Understanding GST Valuation for Principal-Agent Transactions
This article explains the Goods and Services Tax (GST) valuation rules for transactions between a principal and an agent in India. It defines what constitutes a principal and an agent under GST law. The piece details methods for determining the value of supply, including open market value, 90% of the resale price, or cost/residual methods, using an illustrative example. Adhering to these rules is crucial for accurate tax liability assessment and avoiding disputes with tax authorities.
This article provides an in-depth explanation of Goods and Services Tax (GST) valuation principles, specifically focusing on transactions between a principal and an agent. Recent amendments to Goods and Services Tax (GST) valuation regulations explicitly address scenarios involving goods supplied by a principal to an agent, or from an agent to a principal. These types of transactions are subject to GST. Therefore, both parties must consult these valuation guidelines to ensure correct tax assessment and prevent disagreements with tax authorities.

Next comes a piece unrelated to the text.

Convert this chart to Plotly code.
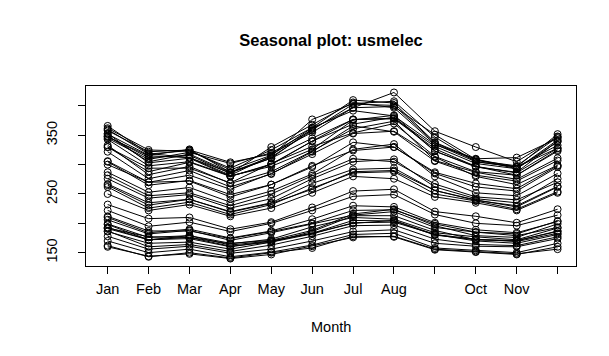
import plotly.graph_objects as go

months = ["Jan", "Feb", "Mar", "Apr", "May", "Jun", "Jul", "Aug", "Sep", "Oct", "Nov", "Dec"]
month_pos = [1, 2, 3, 4, 5, 6, 7, 8, 9, 10, 11, 12]
x_tick_text = ["Jan", "Feb", "Mar", "Apr", "May", "Jun", "Jul", "Aug", "", "Oct", "Nov", ""]
y_tick_vals = [150, 200, 250, 300, 350, 400]
y_tick_text = ["150", "", "250", "", "350", ""]

# Estimated monthly values (billion kWh), one list per year
y1973 = [160, 144, 148, 140, 147, 161, 176, 178, 156, 152, 148, 156]
y1974 = [162, 143, 150, 141, 150, 158, 178, 177, 155, 151, 147, 160]
y1975 = [170, 150, 156, 143, 151, 163, 181, 183, 158, 154, 150, 166]
y1976 = [178, 156, 161, 149, 156, 170, 186, 189, 166, 161, 160, 174]
y1977 = [187, 160, 164, 152, 163, 178, 196, 197, 173, 164, 162, 177]
y1978 = [186, 166, 168, 156, 168, 182, 201, 202, 181, 170, 166, 181]
y1979 = [191, 172, 174, 160, 170, 183, 200, 205, 181, 173, 169, 183]
y1980 = [192, 177, 176, 161, 168, 186, 213, 213, 188, 172, 170, 187]
y1981 = [198, 172, 176, 165, 173, 194, 210, 207, 184, 177, 172, 192]
y1982 = [199, 176, 179, 163, 170, 183, 205, 204, 180, 172, 171, 186]
y1983 = [193, 172, 179, 166, 171, 188, 216, 224, 196, 179, 176, 199]
y1984 = [206, 182, 188, 171, 184, 199, 214, 220, 193, 185, 179, 193]
y1985 = [212, 187, 187, 174, 186, 200, 222, 223, 199, 185, 182, 204]
y1986 = [210, 184, 190, 175, 187, 207, 230, 228, 201, 189, 184, 203]
y1987 = [222, 195, 202, 186, 200, 222, 246, 249, 215, 200, 196, 214]
y1988 = [232, 208, 210, 190, 202, 227, 255, 258, 220, 212, 201, 224]
y1989 = [250, 222, 232, 212, 226, 252, 280, 276, 245, 235, 222, 252]
y1990 = [262, 226, 236, 215, 232, 260, 286, 288, 250, 238, 224, 254]
y1991 = [265, 231, 241, 220, 235, 268, 292, 294, 256, 240, 228, 262]
y1992 = [267, 235, 241, 219, 234, 258, 288, 290, 256, 239, 230, 263]
y1993 = [276, 243, 249, 226, 242, 276, 305, 309, 262, 242, 235, 276]
y1994 = [282, 247, 252, 230, 250, 281, 310, 305, 267, 245, 240, 270]
y1995 = [287, 253, 261, 236, 255, 284, 326, 335, 280, 252, 247, 285]
y1996 = [300, 270, 272, 245, 266, 298, 324, 330, 285, 262, 255, 296]
y1997 = [305, 265, 273, 249, 266, 296, 338, 330, 287, 268, 259, 298]
y1998 = [306, 270, 282, 258, 285, 318, 353, 357, 313, 280, 266, 299]
y1999 = [322, 276, 290, 262, 284, 322, 366, 356, 306, 282, 272, 307]
y2000 = [330, 294, 294, 269, 302, 331, 354, 370, 314, 288, 282, 325]
y2001 = [333, 283, 297, 268, 288, 323, 361, 374, 307, 287, 275, 311]
y2002 = [330, 288, 304, 280, 300, 340, 377, 378, 327, 297, 282, 323]
y2003 = [343, 298, 305, 281, 297, 326, 376, 384, 323, 297, 286, 328]
y2004 = [347, 315, 312, 286, 311, 345, 377, 379, 331, 302, 293, 339]
y2005 = [349, 305, 318, 287, 311, 361, 397, 399, 351, 309, 293, 342]
y2006 = [345, 309, 321, 302, 320, 359, 403, 401, 337, 307, 298, 347]
y2007 = [358, 322, 325, 304, 318, 355, 397, 423, 357, 330, 305, 348]
y2008 = [362, 325, 323, 294, 325, 363, 392, 383, 334, 310, 312, 345]
y2009 = [353, 303, 311, 280, 301, 340, 369, 381, 323, 296, 287, 340]
y2010 = [366, 319, 312, 282, 315, 377, 404, 408, 347, 305, 296, 352]
y2011 = [360, 318, 324, 291, 316, 363, 410, 405, 338, 309, 296, 333]
y2012 = [348, 312, 316, 285, 330, 368, 406, 397, 335, 305, 296, 328]
y2013 = [352, 316, 326, 287, 313, 358, None, None, None, None, None, None]

years = [
    y1973, y1974, y1975, y1976, y1977, y1978, y1979, y1980, y1981, y1982,
    y1983, y1984, y1985, y1986, y1987, y1988, y1989, y1990, y1991, y1992,
    y1993, y1994, y1995, y1996, y1997, y1998, y1999, y2000, y2001, y2002,
    y2003, y2004, y2005, y2006, y2007, y2008, y2009, y2010, y2011, y2012,
    y2013,
]
year_names = [str(1973 + i) for i in range(len(years))]

fig = go.Figure()
for name, vals in zip(year_names, years):
    fig.add_trace(go.Scatter(
        x=month_pos, y=vals, mode="lines+markers", name=name,
        line=dict(color="black", width=1),
        marker=dict(symbol="circle-open", size=7, color="black", line=dict(width=1)),
        showlegend=False,
    ))

font = "Liberation Sans, Arial, sans-serif"
fig.update_layout(
    width=609, height=356,
    margin=dict(l=78, r=41, t=78, b=98),
    paper_bgcolor="white", plot_bgcolor="white",
    font=dict(family=font, size=14.5, color="black"),
    title=dict(text="<b>Seasonal plot: usmelec</b>", x=0.5305, xanchor="center",
               y=1 - 32 / 356, yanchor="middle", yref="container",
               font=dict(family=font, size=16.5, color="black")),
    xaxis=dict(range=[0.47, 12.45], tickmode="array", tickvals=month_pos, ticktext=x_tick_text,
               showgrid=False, zeroline=False, showline=True, mirror=True,
               linecolor="black", linewidth=1, ticks="outside", ticklen=7,
               tickcolor="black", ticklabelstandoff=3,
               tickfont=dict(family=font, size=14.5, color="black")),
    yaxis=dict(range=[127.3, 434], tickmode="array", tickvals=y_tick_vals, ticktext=y_tick_text,
               showgrid=False, zeroline=False, showline=True, mirror=True,
               linecolor="black", linewidth=1, ticks="outside", ticklen=7,
               tickcolor="black", tickangle=-90, ticklabelstandoff=15,
               tickfont=dict(family=font, size=14.5, color="black")),
    annotations=[dict(text="Month", x=0.5, xref="paper", y=-(319 - 258.3) / 180, yref="paper",
                      xanchor="center", yanchor="middle", showarrow=False,
                      font=dict(family=font, size=14.5, color="black"))],
)

fig.write_html("out.html")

Defining a Principal under GST
Under GST law, a 'Principal' is defined as an individual or entity for whom an agent conducts business operations related to the supply or acquisition of goods, services, or both. A common illustration of a principal-agent relationship is an automobile company's dealership store.
Defining an Agent under GST
The Goods and Services Tax legislation defines an 'Agent' broadly. This includes individuals such as factors, brokers, commission agents, arhatias (a term for local market agents), del credere agents, auctioneers, or any other commercial agent, regardless of their specific designation, who manages the supply or receipt of goods or services on behalf of another party. A del credere agency represents a principal-agent relationship where the agent acts as both a sales intermediary and a guarantor for the credit extended to the buyer. Transactions between such parties are subject to GST, and valuation rules are applied to ascertain the accurate tax liability. Both the agent and the principal are held jointly and severally responsible for paying tax on these goods or services.
According to the rules, the value of supply can be determined by:
- Open Market Value: The fair price in the open market.
- Ninety Percent Rule: Ninety percent (90%) of the price at which the recipient (agent) sells goods of similar type and quality to their unrelated customers, provided the goods are meant for further supply.
For example, if Principal Mr. X provides groundnuts to Agent Mr. Y, and Mr. Y subsequently sells similar groundnuts for Rs. 5,000 per quintal, while an independent supplier Mr. Z offers identical groundnuts to Mr. Y for Rs. 4,550 per quintal. In this case, Mr. X's supply value would be Rs. 4,550 per quintal (the open market value). Alternatively, if Mr. X opts for it, the value could be 90% of Rs. 5,000, which is Rs. 4,500 per quintal.
Methods for Determining Supply Value
If the value cannot be established using the methods mentioned above, it must then be determined using either the Cost Method or the Residual Method.